1 july 1999
a series of topics
let me define conflict for you.
The quote of the day:
Makes frequent mention of "my arch-enemy John Douglas."
-- Jaime Wolf, in the Well's discussion of "How to tell your date is a serial killer."

Running news:
Today: 3 miles.
Yesterday: 3.5 miles.

I had lunch with Michele today, in which we discussed her pages. (You may remember that at our last lunch, we discussed my pages.) We're both still planning on entering novels in UCLA's Novel Writing Master Sequence, which means we have to be done by September 7. Ha!

I told her about Murder For Fun and Profit, and she told me about Novel Writing II, which she's taking this summer (and which is 10 weeks long, not our 6 weeks...grrrr). She almost dropped it the first night, however, because evidently less than half the class has taken Novel Writing I. Meaning that students are asking questions like, "What is conflict?"

"Boy, did we get lucky with our class," she said. I agreed.

However, the teacher, Noel Hynd, is evidently going to personally review large sections of people's writing and not inflict them on the class as a whole, which is good. And evidently he's a quite prolific author, so he knows something of commercial publication.

 * * *

I've been plowing through Laurie R. King's Sherlock Holmes/Mary Russell pastiches of late. I don't know why I'm enjoying them so much--I'm not a big Holmes fan--but they're fun and erudite and all the rest of it. One nit I have is that the reader can't possibly solve these crimes, I don't think, but that's clearly not the important part.

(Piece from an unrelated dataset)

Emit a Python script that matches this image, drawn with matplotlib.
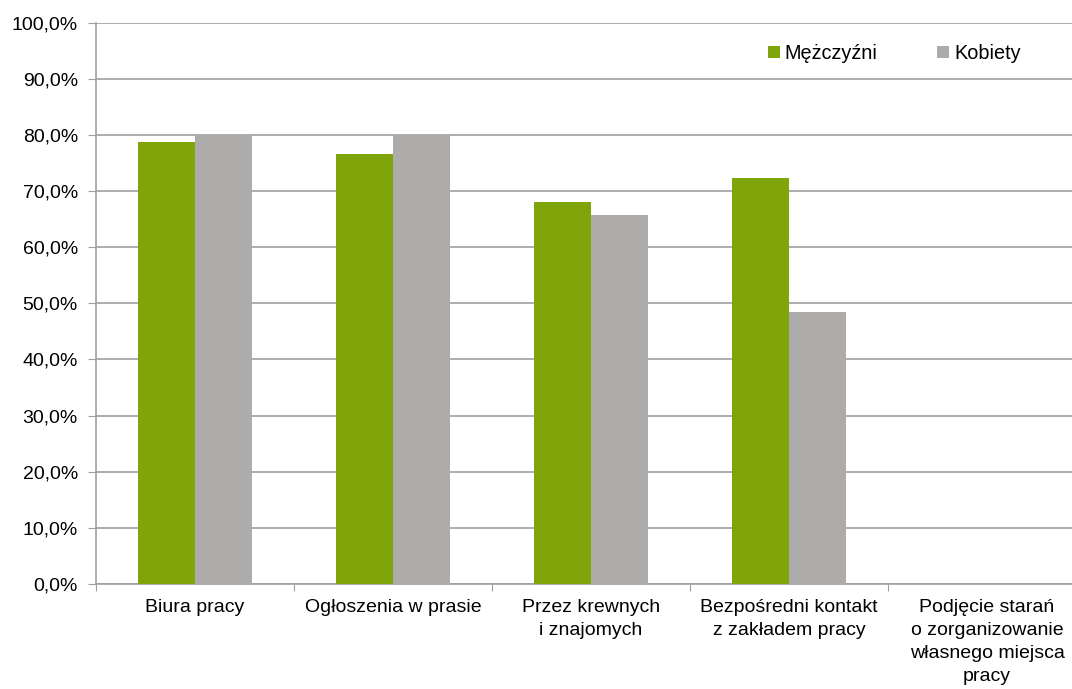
import matplotlib.pyplot as plt
import numpy as np

categories = [
    'Biura pracy',
    'Ogłoszenia w prasie',
    'Przez krewnych\ni znajomych',
    'Bezpośredni kontakt\nz zakładem pracy',
    'Podjęcie starań\no zorganizowanie\nwłasnego miejsca\npracy',
]
men = [78.7, 76.6, 68.0, 72.3, 0.0]
women = [80.0, 80.0, 65.7, 48.5, 0.0]
yticks = np.arange(0, 101, 10)
ytick_labels = [f'{v:.1f}%'.replace('.', ',') for v in yticks]

plt.rcParams['font.family'] = ['Liberation Sans', 'DejaVu Sans']

fig = plt.figure(figsize=(10.72, 6.89), dpi=100)
ax = fig.add_axes([96 / 1072, 1 - 584 / 689, 990 / 1072, 561.5 / 689])

x = np.arange(len(categories))
w = 0.288
ax.bar(x - w / 2, men, width=w, color='#80A50A', label='Mężczyźni', zorder=3)
ax.bar(x + w / 2, women, width=w, color='#AEABAB', label='Kobiety', zorder=3)

ax.set_xlim(-0.5, len(categories) - 0.5)
ax.set_ylim(0, 100)
ax.set_yticks(yticks)
ax.set_yticklabels(ytick_labels, fontsize=14)
ax.yaxis.grid(True, color='#a0a0a0', linewidth=1.2, zorder=0)

ax.set_xticks(np.arange(len(categories) + 1) - 0.5)
ax.set_xticklabels([])
ax.set_xticks(x, minor=True)
ax.set_xticklabels(categories, minor=True, fontsize=14, linespacing=1.45)
ax.tick_params(axis='x', which='minor', length=0, pad=11)
ax.tick_params(axis='x', which='major', length=5, color='#a0a0a0')
ax.tick_params(axis='y', length=6, color='#a0a0a0', pad=7)

for side in ['top', 'right']:
    ax.spines[side].set_visible(False)
for side in ['left', 'bottom']:
    ax.spines[side].set_color('#a0a0a0')
    ax.spines[side].set_linewidth(1.2)

ax.legend(loc='upper left', bbox_to_anchor=((758 - 96) / 990, (584 - 34) / 561.5),
          ncol=2, frameon=False, fontsize=14.3, handlelength=0.6, handleheight=0.6,
          handletextpad=0.25, columnspacing=3.0, borderpad=0)

fig.savefig('out.png', dpi=100)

  • The Beekeeper's Apprentice: The first book, in which 15-year-old Mary Russell runs into 54-year-old retired detective Sherlock Holmes and manages to impress him that's she not only not an idiot but quite intelligent. They go on a number of minor adventures, culminating in a rather larger one.
  • A Monstrous Regiment of Women: More coherent than the previous one, but the interesting part is not the mystery but the relationship between Holmes and Russell. Wisely, King does not spend too much time on that aspect, so the resolution is more satisfying that way. The description of the mind-over-body scene--a woman heals severe injuries caused by battering by concentrated meditation--is somewhat disappointing.
  • A Letter Of Mary: Okay. Mostly enjoyable for Russell's voice. Not enough Holmes.
  • The Moor: Haven't read this one yet, but it's on the to-read list.
  • O Jerusalem: The new one, in hardback. If I haven't gotten to The Moor, I haven't gotten to this one!

I don't know if knowing Holmesiana improves or detracts from the story, but reportedly these books are well-regarded. Although what Irregulars think about the decided dearth of misogyny on Sherlock's part--he quite clearly doesn't have an aversion to Miss Russell--I don't know.

I've also picked up one of King's modern-day mysteries, A Grave Talent, set in San Francisco, to see a)how she depicts the City and b)whether I enjoy them as much.

I joined DorothyL (a mystery writers-and-readers mailing list) the other day, and I mentioned to Jerrilyn at our coffee chat that the list was awfully quiet. "We just went on a month's hiatus!" she told me. "Something that only happens about every 3 years!"

"So I shouldn't take this personally?"

"I don't think so, no."

I mentioned to Jerrilyn that I found it funny that "A Madeline Bean novel" is written on the outside of her first novel, Sympathy For The Devil, as though there were already a series in progress. "That's a big marketing tool," she told me. "People like series. They like knowing there are other books to buy in that series." (I should know about that, doing such things as buying the entire Harry Bosch series in one weekend, or the entire Holmes/Russell series in one week.)

So I guess it's good that I've planned my mystery novel as the first in a series. It's a selling point.

 * * *

Something rather vexatious has been happening to me, physiologically speaking: I now cramp for a good 24 hours before my period starts. Longer this time, in fact. This has been building up over the past several months, and it's damn annoying. If this is what most women mean by PMS, then I understand why they want to take shotguns and kill people. It's all the hell of the period without actually going through it--you know that's still yet to come.